Labour now backs 90-day trial period

Labour leader Andrew Little.
Labour leader Andrew Little.
Labour leader Andrew Little has indicated his party has changed its position and now backs controversial 90-day trial periods for new employees.

Speaking after a business breakfast this morning, Mr Little was asked about the 90-day trials, and he said Labour's intention was to add a "fairness requirement".

"The principle thing is, on the 90-day trial thing, every business owner I talk to about having to give feedback to someone under a trial, they all say, 'Yeah, but I do that already'.

"So there won't be any new onerous obligation in that regard. But it will make it fair and we want to write that into the law."

Asked if his comments meant that the trial periods - previously opposed by Labour - would remain in a Government under his leadership, he said they would.

"We wouldn't be talking about making the 90-day trial period fairer if we were going to get rid of it...the 90-day trail thing is there, we want to make it fair."

In January, Mr Little said in his first state of the nation speech as leader that small businesses - "the engine room of job growth" - would be a priority for Labour as it developed policy over the next two years.

Speaking to reporters afterwards, Mr Little would not be drawn on changes to Labour policies that small businesses might oppose such as abolishing the 90-day trial period for new workers.

He was more forthright in a press release in June last year, when as the spokesman on labour issues he stated, "we don't need the 90-day law and under Labour it will go".

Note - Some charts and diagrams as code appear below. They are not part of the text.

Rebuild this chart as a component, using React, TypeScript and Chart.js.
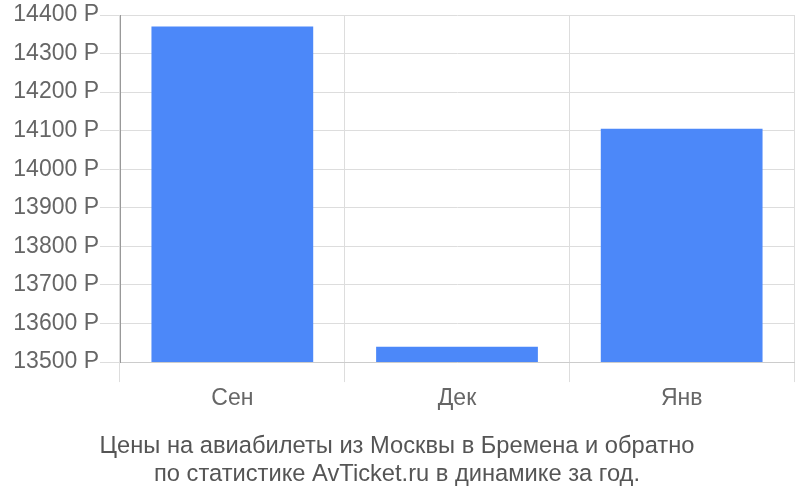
import { useEffect, useRef } from "react";
import Chart from "chart.js/auto";

const months = ["Сен", "Дек", "Янв"];
const prices = [14370, 13540, 14105];
const titleLines = [
  "Цены на авиабилеты из Москвы в Бремена и обратно",
  "по статистике AvTicket.ru в динамике за год.",
];

const FONT = "'Liberation Sans', Arial, sans-serif";

const PriceChart = () => {
  const canvasRef = useRef<HTMLCanvasElement | null>(null);

  useEffect(() => {
    if (!canvasRef.current) return;

    const chart = new Chart(canvasRef.current, {
      type: "bar",
      data: {
        labels: months,
        datasets: [
          {
            data: prices,
            backgroundColor: "#4c88f9",
            borderWidth: 0,
          },
        ],
      },
      options: {
        responsive: false,
        animation: false,
        layout: { padding: { top: 15, right: 6, left: 0, bottom: 0 } },
        plugins: {
          legend: { display: false },
          tooltip: { enabled: false },
          title: {
            display: true,
            position: "bottom",
            text: titleLines,
            color: "#555555",
            font: { family: FONT, size: 23.7, weight: "normal", lineHeight: 1.18 },
            padding: { top: 0, bottom: 12 },
          },
        },
        scales: {
          x: {
            grid: {
              offset: true,
              color: "#dddddd",
              tickLength: 20,
            },
            border: { color: "#cccccc" },
            ticks: {
              color: "#666666",
              font: { family: FONT, size: 23 },
              padding: 3,
            },
            afterFit: (scale: any) => {
              scale.height = 70;
            },
          },
          y: {
            min: 13500,
            max: 14400,
            grid: { color: "#dddddd", tickLength: 20 },
            border: { color: "#999999" },
            ticks: {
              stepSize: 100,
              color: "#666666",
              font: { family: FONT, size: 23 },
              padding: 1,
              callback: (v: any) => v + " Р",
            },
            afterFit: (scale: any) => {
              scale.width = 120;
            },
          },
        },
      },
    });

    return () => {
      chart.destroy();
    };
  }, []);

  return (
    <div style={{ position: "fixed", left: 0, top: 0, width: 800, height: 500, background: "#fff" }}>
      <canvas ref={canvasRef} width={800} height={500} />
    </div>
  );
};

export default PriceChart;
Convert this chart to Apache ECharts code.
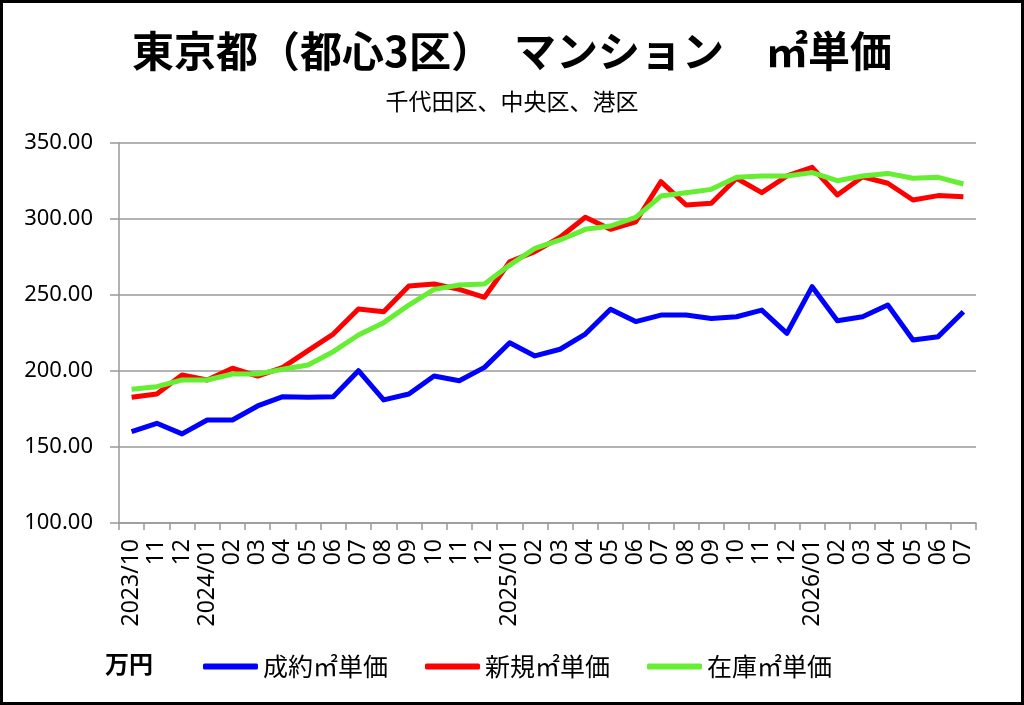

"The reality is we had, and still have, a perfectly good law that allows probationary periods but which require an employer to give feedback and notify the worker if they are not meeting the required standard," Mr Little said in the June 2014 press release.

Before he entered Parliament in 2011, Mr Little was the head of the Engineering, Printing and Manufacturing Union (EPMU) for 11 years.

A spokeswoman for the union said national secretary Bill Newson was in an all-day meeting and unavailable for comment.